Some people don’t like haggling, and if that’s your case, you’re going in to the wrong place. Germany has a famously regimented public market system, where the price is the price is the price, and you’re fully welcome to take it or leave it, but there’s no haggling to be done, and pardon me for sounding racist, the Germans can’t haggle worth a damn.

As a teen I had the chance to take an exceptionally bright German to the haggle-laden markets of Tijuana. He saw a leather jacket he liked, knew he was supposed to negotiate a price, so tried to take the merchant from $200 down to $10, and it only got worse from there.

The merchant (rightly) said, “$10? For that price I’ll sell you a straight jacket, mister, I have to feed my family.” Neither of the two understood that they other was significantly less than fluent in their shared English language, so Frank replied to the merchant, “Okay, let me see this straight jacket.”

We pulled him away before it got much uglier, thankfully. Whatever you do, don’t introduce Germans to Mexicans. Their cultures are too different and I’ve never seen anything but misunderstanding and impending violence, but we can talk about that privately. Today the question is, how should you haggle?

In Mexico, the standard I’ve experienced has taught me that I should only pay about 70% of the asking price. The guy says 100 pesos, I should pay 70. Sadly, most westerners take this belief with them to China, and it only makes it worse for the rest of us. Never pay 70% of the asking price, not on anything at all, ever.

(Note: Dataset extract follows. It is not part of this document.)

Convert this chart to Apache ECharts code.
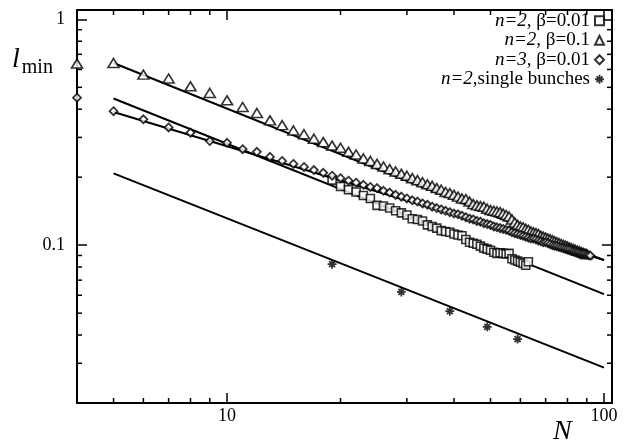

Shop around the market before you buy, favor the merchants that don’t verbally accost you to make the sale, and pay significantly less than the asking price. Do this and you’ll quickly learn that shopping in the market isn’t just fun, but it can also be a great way to stock up on a decade’s worth of socks, underwear, neck ties, CD cases, wallets, watches and a myriad other things you didn’t realize could be had for less back home.